Once objects in the scene are identified, they must be analyzed in terms of placement and relationship to one another. This ability, called “parsing,” is being pursued by Donald Geman, a Johns Hopkins professor of applied mathematics and statistics and Vidal’s colleague at the Johns Hopkins Center for Imaging Science. There, Geman is developing a strategy for computers to understand what’s going on in a given scene using techniques similar to how we reason through a game of 20 Questions. “But for a computer,” Vidal explains, “it’s more like 20,000 questions at a very rapid pace. It might begin with, ‘Is that a person in the top right? Is that a street in the middle?'” Each answer informs the nature and direction of subsequent questions. Geman aims to apply this principle to computer capabilities that can quickly shift from one scene to another, or zoom from a broad view to a specific point of focus. Parsing is necessary to the computer’s next step of determining extraordinary or dangerous circumstances, which, of course, is essential to the Defense Department’s objective.

The other eight members of the Semantic Information Pursuit team bring expertise in fields ranging from machine learning to mathematical optimization, predictive statistics, and quantum computing.
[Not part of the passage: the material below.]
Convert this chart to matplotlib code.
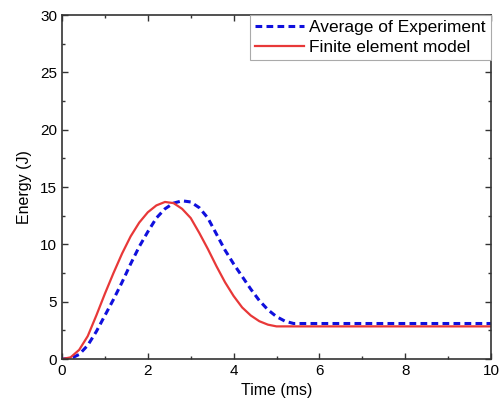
import matplotlib
matplotlib.use("Agg")
import matplotlib.pyplot as plt
from matplotlib.ticker import MultipleLocator

plt.rcParams['font.family'] = ['Liberation Sans', 'DejaVu Sans']

# Average of experiment
t_exp = [0, 0.2, 0.4, 0.6, 0.8, 1.0, 1.2, 1.4, 1.6, 1.8, 2.0, 2.2, 2.4, 2.6, 2.8,
         3.0, 3.2, 3.4, 3.6, 3.8, 4.0, 4.2, 4.4, 4.6, 4.8, 5.0, 5.2, 5.4, 6, 8, 10]
e_exp = [0, 0.05, 0.4, 1.2, 2.4, 3.8, 5.2, 6.7, 8.3, 9.8, 11.1, 12.3, 13.1, 13.6, 13.8,
         13.7, 13.2, 12.3, 10.9, 9.5, 8.3, 7.2, 6.1, 5.1, 4.3, 3.7, 3.3, 3.1, 3.1, 3.1, 3.1]

# Finite element model
t_fem = [0, 0.2, 0.4, 0.6, 0.8, 1.0, 1.2, 1.4, 1.6, 1.8, 2.0, 2.2, 2.4, 2.6, 2.8,
         3.0, 3.2, 3.4, 3.6, 3.8, 4.0, 4.2, 4.4, 4.6, 4.8, 5.0, 6, 8, 10]
e_fem = [0, 0.15, 0.8, 2.0, 3.8, 5.7, 7.5, 9.2, 10.7, 11.9, 12.8, 13.4, 13.7, 13.6, 13.1,
         12.3, 11.0, 9.6, 8.1, 6.7, 5.5, 4.5, 3.8, 3.3, 3.0, 2.85, 2.85, 2.85, 2.85]

fig = plt.figure(figsize=(5, 4.18), dpi=100)
ax = fig.add_axes([0.124, 0.141, 0.858, 0.823])

ax.plot(t_exp, e_exp, color='#1010dd', lw=2.2, ls=(0, (2.2, 1.4)), label='Average of Experiment')
ax.plot(t_fem, e_fem, color='#e83838', lw=1.6, label='Finite element model')

ax.set_xlim(0, 10)
ax.set_ylim(0, 30)
ax.xaxis.set_major_locator(MultipleLocator(2))
ax.xaxis.set_minor_locator(MultipleLocator(1))
ax.yaxis.set_major_locator(MultipleLocator(5))
ax.yaxis.set_minor_locator(MultipleLocator(2.5))
ax.tick_params(which='both', direction='in', top=True, right=True, labelsize=11, color='#333333')
ax.tick_params(which='major', length=4, width=1)
ax.tick_params(which='minor', length=2, width=1)
for s in ax.spines.values():
    s.set_linewidth(1.2)
    s.set_color('#333333')

ax.set_xlabel('Time (ms)', fontsize=11.5, labelpad=4)
ax.set_ylabel('Energy (J)', fontsize=11.5, labelpad=6)

leg = ax.legend(loc='upper right', fontsize=12.5, fancybox=False, framealpha=1,
                edgecolor='#aaaaaa', borderaxespad=0, handlelength=2.8,
                handletextpad=0.3, borderpad=0.3, labelspacing=0.25)
leg.get_frame().set_linewidth(0.8)

fig.savefig('out.png', dpi=100)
They represent Stanford University; the University of Maryland; the University of California, Berkeley; the University of Southern California; the University of California, Los Angeles; Oxford University; University of Surrey; and University College London.

If successful, Vidal says, the model that his team develops could be adapted for purposes well beyond security. Computers could take in medical data—MRI scans, blood tests, and so on—and make a diagnosis faster and more accurately than a human alone. Or it could help an autonomous vehicle distinguish objects like mailboxes or bus stops that won’t alter its course from those that may, such as other cars, bicycles, or pedestrians.
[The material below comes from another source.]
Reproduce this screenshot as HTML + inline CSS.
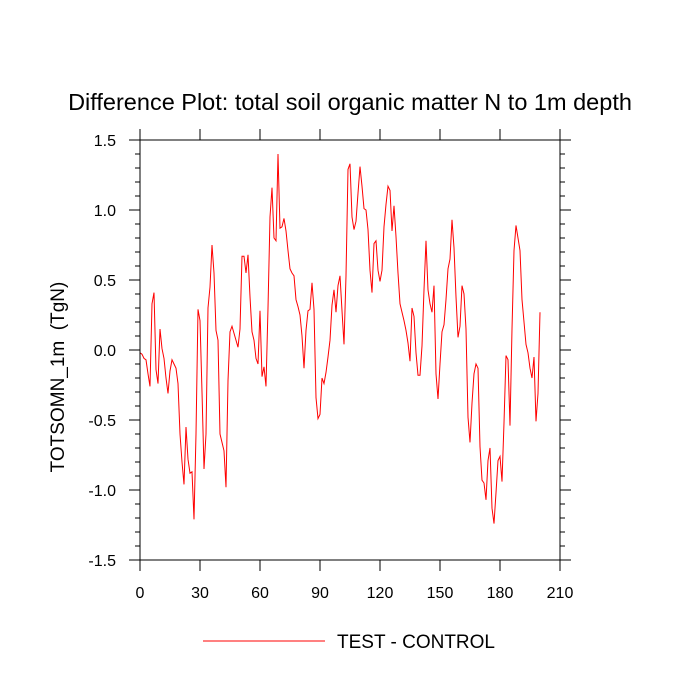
<!DOCTYPE html>
<html><head><meta charset="utf-8"><style>
html,body{margin:0;padding:0;background:#fff}
svg{display:block;font-family:"Liberation Sans",Arial,sans-serif}
</style></head><body>
<svg id="chart" width="700" height="700" viewBox="0 0 700 700">
<text x="350" y="110" font-size="23.5" text-anchor="middle">Difference Plot: total soil organic matter N to 1m depth</text>
<text transform="translate(64,377) rotate(-90)" font-size="19" text-anchor="middle" style="white-space:pre">TOTSOMN_1m  (TgN)</text>
<g id="axes"></g>
<path id="series" fill="none" stroke="#ff0000" stroke-width="1"></path>
<rect x="140" y="140" width="420" height="420" fill="none" stroke="#000" stroke-width="1"></rect>
<line x1="203" y1="641" x2="325" y2="641" stroke="#ff0000" stroke-width="1"></line>
<text x="337" y="648" font-size="19">TEST - CONTROL</text>
</svg>
<script>
const xTicks=[0,30,60,90,120,150,180,210];
const yTicks=[-1.5,-1.0,-0.5,0.0,0.5,1.0,1.5];
const yTickLabels=["-1.5","-1.0","-0.5","0.0","0.5","1.0","1.5"];
const values=[-0.02,-0.03,-0.06,-0.07,-0.17,-0.26,0.33,0.41,-0.14,-0.24,
0.15,0.01,-0.06,-0.2,-0.31,-0.15,-0.07,-0.1,-0.13,-0.24,
-0.6,-0.8,-0.96,-0.55,-0.78,-0.88,-0.87,-1.21,-0.6,0.29,0.21,
-0.3,-0.85,-0.6,0.3,0.45,0.75,0.55,0.14,0.07,-0.6,
-0.66,-0.72,-0.98,-0.22,0.13,0.17,0.12,0.07,0.02,0.15,
0.67,0.67,0.55,0.68,0.38,0.13,0.07,-0.06,-0.1,0.28,
-0.19,-0.12,-0.26,0.3,0.95,1.16,0.8,0.78,1.4,0.87,
0.88,0.94,0.85,0.71,0.58,0.55,0.53,0.36,0.31,0.25,
0.1,-0.13,0.14,0.28,0.29,0.48,0.29,-0.34,-0.49,-0.46,
-0.2,-0.24,-0.16,-0.05,0.07,0.32,0.43,0.27,0.46,0.53,
0.28,0.04,0.53,1.29,1.33,0.95,0.86,0.92,1.12,1.31,
1.17,1.01,1.0,0.86,0.57,0.41,0.76,0.78,0.57,0.49,
0.57,0.88,1.04,1.17,1.14,0.85,1.03,0.81,0.55,0.33,
0.27,0.21,0.14,0.05,-0.08,0.3,0.24,-0.02,-0.18,-0.18,0.03,
0.43,0.78,0.43,0.33,0.27,0.46,-0.17,-0.35,-0.1,0.13,
0.18,0.36,0.58,0.65,0.93,0.73,0.38,0.09,0.17,0.46,
0.4,0.15,-0.48,-0.66,-0.38,-0.17,-0.1,-0.13,-0.69,-0.93,
-0.95,-1.07,-0.79,-0.7,-1.13,-1.24,-1.02,-0.79,-0.76,-0.94,
-0.52,-0.04,-0.07,-0.54,0.15,0.71,0.89,0.8,0.71,0.36,0.2,
0.04,-0.02,-0.13,-0.2,-0.05,-0.51,-0.31,0.27];
const X0=140,X1=560,Y0=560,Y1=140;
function xs(v){return X0+(v-0)/(210-0)*(X1-X0);}
function ys(v){return Y0-(v+1.5)/3*(Y0-Y1);}
const NS="http://www.w3.org/2000/svg";
const g=document.getElementById('axes');
function ln(x1,y1,x2,y2,name){const l=document.createElementNS(NS,'line');
l.setAttribute('x1',x1);l.setAttribute('y1',y1);l.setAttribute('x2',x2);l.setAttribute('y2',y2);
l.setAttribute('stroke','#000');l.setAttribute('stroke-width','1');


g.appendChild(l);}
function tx(x,y,s,anchor,name){const t=document.createElementNS(NS,'text');
t.setAttribute('x',x);t.setAttribute('y',y);t.setAttribute('font-size','16');t.setAttribute('text-anchor',anchor);
t.textContent=s;


g.appendChild(t);}
xTicks.forEach(v=>{const x=xs(v);ln(x,Y0,x,Y0+11,'x-tick');ln(x,Y1,x,Y1-11,'x-tick-top');tx(x,Y0+38,String(v),'middle','x-tick-label');});
yTicks.forEach((v,i)=>{const y=ys(v);ln(X0,y,X0-11,y,'y-tick');ln(X1,y,X1+11,y,'y-tick-right');tx(X0-24,y+6,yTickLabels[i],'end','y-tick-label');});
for(let k=-15;k<=15;k++){if(k%5===0)continue;const y=ys(k/10);ln(X0,y,X0-5,y,'y-minor-tick');ln(X1,y,X1+5,y,'y-minor-tick-right');}
let d='';values.forEach((v,i)=>{d+=(i?'L':'M')+xs(i).toFixed(2)+' '+ys(v).toFixed(2);});
document.getElementById('series').setAttribute('d',d);
</script>
</body></html>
The ideas behind Semantic Information Pursuit may sound far-fetched and futuristic, but Vidal reminds us how rapidly technology can advance. “Think about voice recognition software,” he says. “Five years ago, many users joked about the shortcomings of Apple’s Siri. But today, similar applications such as Amazon’s Alexa have set new standards and new potential. As machine learning advances, so will our ability to help computers understand and interpret the contexts of data.”

— Paul Pegher

This article first appeared in Johns Hopkins Magazine.